If I am shopping at a retail location or online will I be more open to messages regarding the brands that are available? It may be true sometimes, but often such ads will be seen at worst as intrusive, or at best clutter/wallpaper.
This narrow approach to identifying the right time or context ignores the learnings of generations of media planners, who have long used factors such as social setting, mood, emotion and intrinsic media perceptions/usage to refine placement.
We cannot know what moods and emotions are being experienced by audiences consuming media, but we can make assumptions about increasing the probability of tapping into relevant ones by selecting key programs or dayparts.
Brands that have associations with happiness and conviviality would typically be placed alongside TV programs with similar associations, or where people are likely to be watching in groups: for example sporting events or The X Factor. Social consumption of such programs may enhance the mood and receptivity to advertising.
The fact that some media are more influential than others, and that this influence may vary at different points in the consumer decision journey can be important. The presence of a brand in a specific media channel may have a great influence on its inclusion in the consideration set.
The programmatic search for the moment of truth is based on the idea that the closer to the decision a message arrives, the better it is at influencing decisions.
That people “make their mind up at the fixture, or even when they are searching”.
The truth, of course, is that ads closer to the point of purchase do not drive the decision to change behavior alone, but “harvest” attitudinal response created much earlier.
The misattribution of brand power in favor of location and activity represents a bigger issue than even “last click wins”.
Programmatic systems promise the earth about reaching the right person. They tell advertisers about the hundreds of data points they collate to ensure that messages are highly targeted. To be really effective, however, we need to understand the relationship that the target has with the brand being advertised and not rely on behavioral proxies of interest and intent.
We know that a strong brand relationship will influence the attitudinal response to advertising. It may also shorten decision-making time for purchases. The frequency with which we advertise to such consumers will be lower, and the messages we convey would be different.
For example, a consumer who is a fan of Apple will only need a small number of messages to ensure they stick with it when their mobile contract comes up for renewal. However, someone who is not an Apple fan would need considerably more effort to ensure that the latest iPhone earns a place in their consideration set.
We have already noted how aligning content to the mood and emotion of consumers will impact the effectiveness of advertising. Similarly, adapting the message to suit the brand relationship of the target will also have an impact.

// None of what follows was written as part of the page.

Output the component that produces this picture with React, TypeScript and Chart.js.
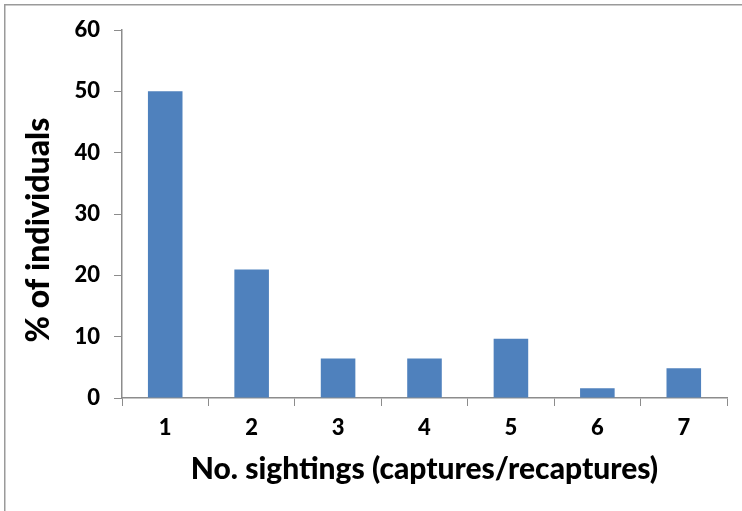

However, for all the talk of programmatic media buying having the ability to adjust the message according to the target, little brand data is currently feeding this process.
Understanding the brand relationship is fundamental to both targeting and message development. Without this, it would be very difficult to target the right people and tailor the right message. Purely focusing on the right time and, worse still, proxies for right time, will not create effective marketing.
Our challenge is to make available brand relationship data that can facilitate the right approach in a programmatic context.
As researchers, we are concerned about the importance of understanding brand outcomes of advertising. For marketing directors, however, the lure of short-term sales and behavior changes are more tangible and translate straight to the bottom line.
We need to focus more strongly on how we can provide inputs into the advertising planning process and demonstrate the value of brand relationship in targeting the right person with the right message.